The Challenge of Understanding Electron Behavior

Superconductivity arises when electrons form pairs, termed Cooper pairs. While classic theories like the BCS model successfully explain superconductivity in traditional metals, the unusual electronic structure of cuprates necessitates a new framework. Researchers initially believed the Hubbard model could bridge this gap, but its inability to accurately predict cuprate behavior has become increasingly evident.

A Simplified Approach Leads to Major Insights

To tackle the complexities of cuprates, SLAC researchers devised a novel approach: by examining cuprate behavior in a one-dimensional configuration. Their groundbreaking experiment involved creating a 1D chain of cuprate atoms doped with oxygen, allowing them to observe holons—particle-like entities representing an electron's charge. Surprisingly, they found that the attraction between neighboring electrons was ten times stronger than the Hubbard model projected, indicating the presence of an additional force.

Shining Light on Spin Dynamics

Recognizing the implications of this additional force, the researchers explored its effects on an essential property of electrons known as spin. They synthesized a 1D sample of doped cuprate chains at the Stanford Synchrotron Radiation Lightsource and conducted resonant inelastic X-ray scattering experiments to study spinons—particle-like components that convey an electron's spin.

Their results once again demonstrated the inadequacy of the Hubbard model.

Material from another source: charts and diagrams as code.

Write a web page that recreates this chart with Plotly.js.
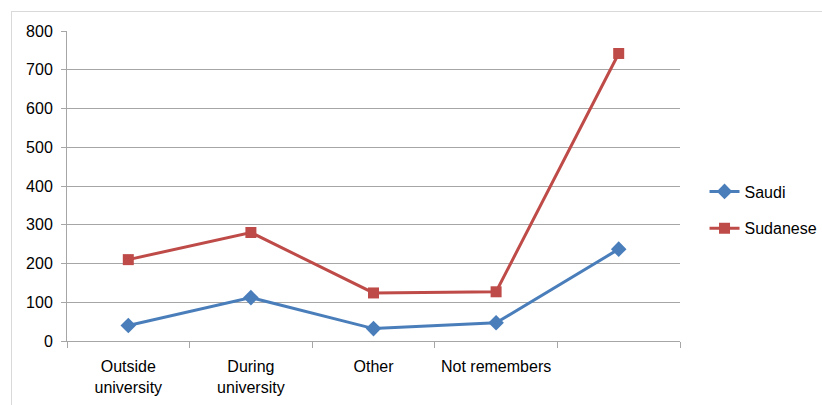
<!DOCTYPE html>
<html>
<head>
<meta charset="utf-8">
<script src="https://cdn.plot.ly/plotly-3.0.1.min.js"></script>
<style>
html,body{margin:0;padding:0;background:#fff;}
#frame{position:absolute;left:11px;top:11px;width:900px;height:500px;border:1px solid #d9d9d9;box-sizing:border-box;}
#chart{position:absolute;left:0;top:0;width:822px;height:405px;}
</style>
</head>
<body>
<div id="frame"></div>
<div id="chart"></div>
<script>
var categories = ["Outside<br>university", "During<br>university", "Other", "Not remembers", " "];
var saudi = [40, 112, 32, 47, 237];
var sudanese = [210, 280, 124, 127, 742];
var yTicks = [0, 100, 200, 300, 400, 500, 600, 700, 800];

var traces = [
  {x: categories, y: saudi, name: "Saudi", type: "scatter", mode: "lines+markers",
   legendgroup: "a",
   line: {color: "#4A7EBB", width: 3}, marker: {symbol: "diamond", size: 12, color: "#4A7EBB"}},
  {x: categories, y: sudanese, name: "Sudanese", type: "scatter", mode: "lines+markers",
   legendgroup: "b",
   line: {color: "#BE4B48", width: 3}, marker: {symbol: "square", size: 11, color: "#BE4B48"}}
];

var layout = {
  width: 822, height: 405,
  margin: {l: 67, r: 142, t: 31, b: 64, autoexpand: false},
  paper_bgcolor: "rgba(0,0,0,0)",
  plot_bgcolor: "rgba(0,0,0,0)",
  font: {family: "Liberation Sans, Arial, sans-serif", size: 16, color: "#000"},
  showlegend: true,
  legend: {x: 1.04, xanchor: "left", y: 0.4226, yanchor: "middle",
           traceorder: "grouped", tracegroupgap: 13, itemwidth: 30,
           font: {size: 16}},
  xaxis: {
    type: "category",
    tickson: "boundaries",
    ticks: "outside", ticklen: 6, tickcolor: "#a6a6a6",
    showgrid: false,
    showline: true, linecolor: "#a6a6a6", linewidth: 1,
    range: [-0.5, 4.5],
    tickfont: {size: 16},
    ticklabelstandoff: 11,
    automargin: false,
    fixedrange: true
  },
  yaxis: {
    range: [0, 800],
    tickvals: yTicks,
    ticks: "outside", ticklen: 5, tickcolor: "#a6a6a6",
    showgrid: true, gridcolor: "#a6a6a6", gridwidth: 1,
    showline: true, linecolor: "#a6a6a6", linewidth: 1,
    zeroline: false,
    tickfont: {size: 16},
    ticklabelstandoff: 5,
    automargin: false,
    fixedrange: true
  }
};

Plotly.newPlot("chart", traces, layout, {staticPlot: true});
</script>
</body>
</html>
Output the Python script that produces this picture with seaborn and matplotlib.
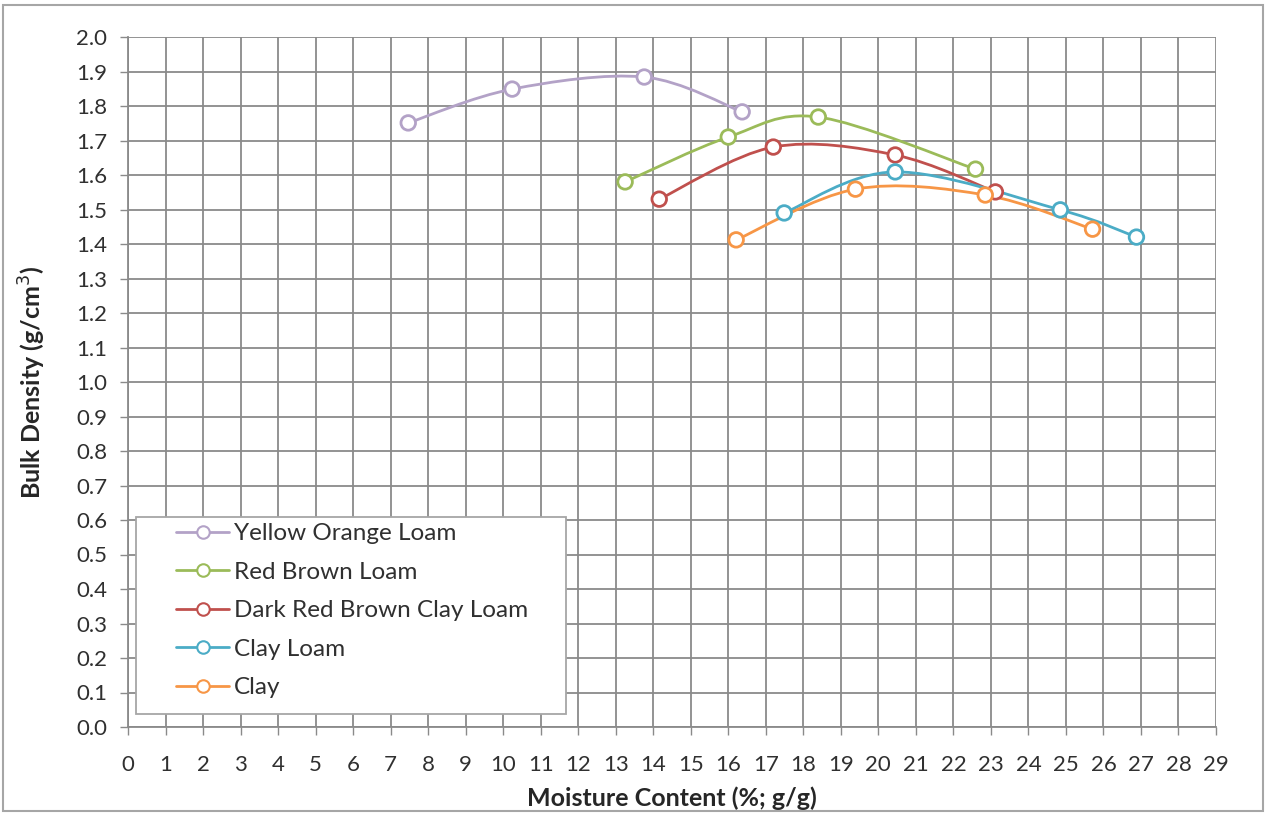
import numpy as np
import pandas as pd
import matplotlib
matplotlib.use("Agg")
import matplotlib.pyplot as plt
from matplotlib.path import Path
from matplotlib.patches import PathPatch, Rectangle
from matplotlib.lines import Line2D
import seaborn as sns

# Compaction test results: moisture content (%) vs bulk density (g/cm3)
soils = ["Yellow Orange Loam", "Red Brown Loam", "Dark Red Brown Clay Loam",
         "Clay Loam", "Clay"]
yol_moisture = [7.47, 10.24, 13.76, 16.37]
yol_density = [1.751, 1.849, 1.884, 1.783]
rbl_moisture = [13.25, 16.0, 18.4, 22.59]
rbl_density = [1.580, 1.710, 1.768, 1.617]
drbcl_moisture = [14.16, 17.2, 20.45, 23.12]
drbcl_density = [1.530, 1.681, 1.658, 1.551]
cl_moisture = [17.49, 20.45, 24.85, 26.88]
cl_density = [1.490, 1.609, 1.499, 1.420]
clay_moisture = [16.21, 19.39, 22.85, 25.71]
clay_density = [1.412, 1.559, 1.542, 1.443]

x_ticks = list(range(0, 30))
y_ticks = [round(0.1 * i, 1) for i in range(0, 21)]

colors = ["#b3a2c7", "#9bbb59", "#c0504d", "#4bacc6", "#f79646"]

frames = []
for name, xs, ys in zip(
        soils,
        [yol_moisture, rbl_moisture, drbcl_moisture, cl_moisture, clay_moisture],
        [yol_density, rbl_density, drbcl_density, cl_density, clay_density]):
    frames.append(pd.DataFrame({"Soil": name, "Moisture": xs, "Density": ys}))
df = pd.concat(frames, ignore_index=True)

sns.set_theme(style="white")
plt.rcParams["font.family"] = ["Lato", "DejaVu Sans"]

W, H = 1266, 814
fig = plt.figure(figsize=(W / 100, H / 100), dpi=100)
fig.patch.set_facecolor("white")
# outer chart border
fig.add_artist(Rectangle((3 / W, 3 / H), 1 - 6 / W, 1 - 8 / H,
                         transform=fig.transFigure, fill=False,
                         edgecolor="#a6a6a6", linewidth=1.5))

ax = fig.add_axes([128 / W, 1 - 727 / H, (1216 - 128) / W, (727 - 37) / H])
ax.set_xlim(0, 29)
ax.set_ylim(0, 2.0)
ax.set_xticks(x_ticks)
ax.set_yticks(y_ticks)
ax.set_xticklabels([str(t) for t in x_ticks])
ax.set_yticklabels([f"{t:.1f}" for t in y_ticks])
ax.grid(True, color="#8a8a8a", linewidth=1.3)
ax.set_axisbelow(True)
for side, sp in ax.spines.items():
    sp.set_visible(side in ("left", "bottom"))
    sp.set_color("#8a8a8a")
    sp.set_linewidth(1.3)
ax.tick_params(axis="both", which="major", length=6, width=1.0,
               color="#8a8a8a", labelsize=16, labelcolor="#303030",
               direction="out", bottom=True, left=True)
ax.tick_params(axis="y", pad=9)
ax.tick_params(axis="x", pad=14)


def smooth_path(xs, ys, tension=1 / 6):
    """Cubic Bezier path through the points (Catmull-Rom style control points)."""
    pts = np.column_stack([xs, ys])
    n = len(pts)
    verts = [pts[0]]
    codes = [Path.MOVETO]
    for i in range(n - 1):
        p0 = pts[i - 1] if i > 0 else pts[i]
        p1 = pts[i]
        p2 = pts[i + 1]
        p3 = pts[i + 2] if i + 2 < n else pts[i + 1]
        c1 = p1 + (p2 - p0) * tension
        c2 = p2 - (p3 - p1) * tension
        verts += [c1, c2, p2]
        codes += [Path.CURVE4] * 3
    return Path(np.array(verts), codes)


for name, col in zip(soils, colors):
    sub = df[df["Soil"] == name]
    patch = PathPatch(smooth_path(sub["Moisture"].values, sub["Density"].values),
                      facecolor="none", edgecolor=col, linewidth=2.0, zorder=3)
    ax.add_patch(patch)

sns.scatterplot(data=df, x="Moisture", y="Density", hue="Soil",
                hue_order=soils, palette=colors, ax=ax, s=110,
                marker="o", facecolor="white", linewidth=2.0, zorder=4,
                legend=False)
# open circles: edge takes the series colour
coll = ax.collections[-1]
coll.set_edgecolors(coll.get_facecolors())
coll.set_facecolors("white")

ax.set_xlabel("Moisture Content (%; g/g)", fontsize=18, fontweight="bold",
              color="#262626")
ax.set_ylabel("Bulk Density (g/cm$^{3}$)", fontsize=18, fontweight="bold",
              color="#262626")
ax.xaxis.set_label_coords(0.5, -(786 - 727) / 690)
ax.yaxis.set_label_coords(-(128 - 48) / 1088, 0.5)

# legend frame drawn as its own box so the inner padding can differ per side
frame = Rectangle((8 / 1088, 13 / 690), (566 - 136) / 1088, (714 - 517) / 690,
                  transform=ax.transAxes, facecolor="white",
                  edgecolor="#a6a6a6", linewidth=1.3, zorder=9)
ax.add_patch(frame)

handles = [Line2D([0], [0], color=c, linewidth=2.0, marker="o", markersize=9,
                  markerfacecolor="white", markeredgecolor=c,
                  markeredgewidth=1.5) for c in colors]
leg = ax.legend(handles, soils, loc="upper left",
                bbox_to_anchor=((176 - 128) / 1088, (727 - 523) / 690),
                fontsize=17.5, frameon=False, borderpad=0,
                labelspacing=0.72, handlelength=2.2, handletextpad=0.2,
                borderaxespad=0)
for t in leg.get_texts():
    t.set_color("#303030")
leg.set_zorder(10)

fig.savefig("out.png", dpi=100, facecolor="white")
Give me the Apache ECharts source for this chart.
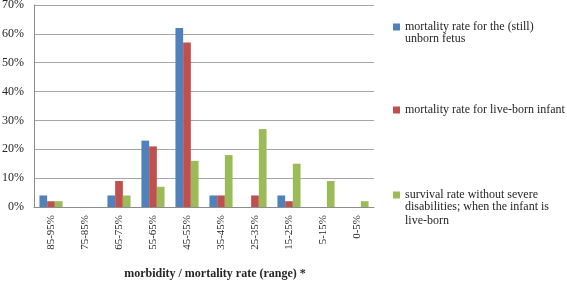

However, incorporating the previously observed attractive force into their calculations helped align their findings more closely with experimental data.

The Road Ahead: Implications for Future Research

Wei-Sheng Lee and Zhi-Xun Shen, co-principal investigators of the study, noted the broader implications of their findings: "If the Hubbard model struggles to explain phenomena even in a simplified 1D context, we cannot assume its validity in more complex 2D systems, where high-temperature superconductivity actually occurs in cuprates." This groundbreaking research not only challenges existing theories but also lays the groundwork for future explorations that may unlock the secrets of superconductivity and propel technological advancements in the real world.